Es ist wahr.: wir haben den Rest der Welt entdeckt, erobert, unterjocht und kolonisiert. Unser Hauptproblem ist das einer Beichte ohne Vergebung, die in eine perverse Reaktion mündet, die uns lähmt.
Um dieser Situation zu entkommen, muß die Beichte komplett werden, es muß die Absolution folgen- aber die kann nur Gott geben."


Frage:
"Ist also die Haltung, mit allen Traditionen in Kultur und Bräuchen und der Vergangenheit zu brechen, sie und sich selbst zu verdammen, nicht konsequent?"

Antwort;:
"Sie trägt das Risiko in sich, die Fähigkeit unsere Vergangenheit weiterzugeben, zu verlieren und bewirkt, daß praktisch unser Verhältnis zur Vergangenheit vergiftet ist. Dieser Prozess ist sehr weit fortgeschritten und hat schon unsere Spache infiziert. Bedenken wir, wie ambivalent bereits der Begriff Tradition geworden ist.
Uns gefällt zwar z.B. das "traditionelle" Brot, aber über die "traditionelle Ehe" zu sprechen, írritiert uns.
Im Bereich der Philosophie wird der Begriff Tradition dann akzeptiert, wenn er teleologisch gebraucht wird- weil: das Ende sind wir!- nicht aber , wenn wir sie als Weitergabe verstehen, was schließlich der Wortsinn des lateinischen "traditio" ist."

Frage:
" Warum ist die Tradition zur Bruchstelle geworden?"

Antowort:
"Weil es schwierig ist, etwas weiterzugeben, da muß ein Wille sein, ein positives Projekt. Es ist leichter, sich der Tradiition der Trägheit hinzugeben. Es ist eine Frage des Mutes. Wir brauchen Mut, um etwas weiterzugeben und uns nicht damit zu begnügen, das zu empfangen, was die Vergangenheit an uns weitergegeben hat ."

Frage:
"Glauben Sie nicht, daß es auch ein Problem der Sprache ist,eine Tradition für jeden, der nur über Twitter und Facebook kommuniziert, verständlich zu machen?"

Antwort:
" Nur zu sehr ! Es mißfällt mir, das zugeben zu müssen, aber so ist es. Die Intellektuellen von heute müssen eine Sprache finden, die zu allererst von der Jugend verstanden wird. Was fehlt ist eine Brücke über die, das was von den Intellektuellen gedacht wird, zur breiten Masse gelangt.
Die Medien tragen eine ungeheure Verantwortung dafür, daß die Ideen nicht an die Menschen weitergegeben werden, die ihrer so sehr bedürfen. Die Journalisten sind wie die Sophisten der Antike, wie Plato sie beschrieb: sie wiederholen und wiederholen und wiederholen stets das, was man in ihrem Kreis spricht."

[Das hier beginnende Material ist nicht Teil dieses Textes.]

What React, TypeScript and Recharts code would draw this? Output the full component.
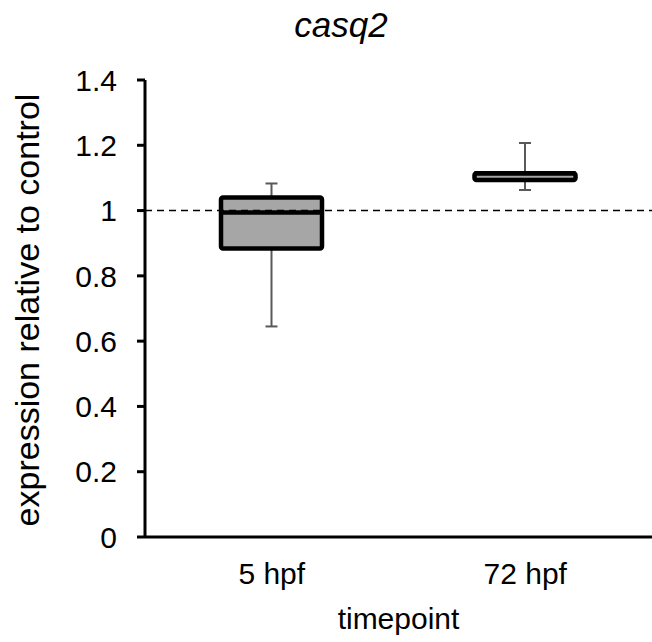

Quelle: Paolo Viana/Avvenire






1 Kommentar:

  1. Hiermit:
    Unser Hauptproblem ist das einer Beichte ohne Vergebung,
    Hat der Herr Professor den Nagel auf den Kopf getroffen.
    Wir klagen alles und jedes an, aber haben keine Lösungen und die Lösungen die wir haben machen nicht glücklich.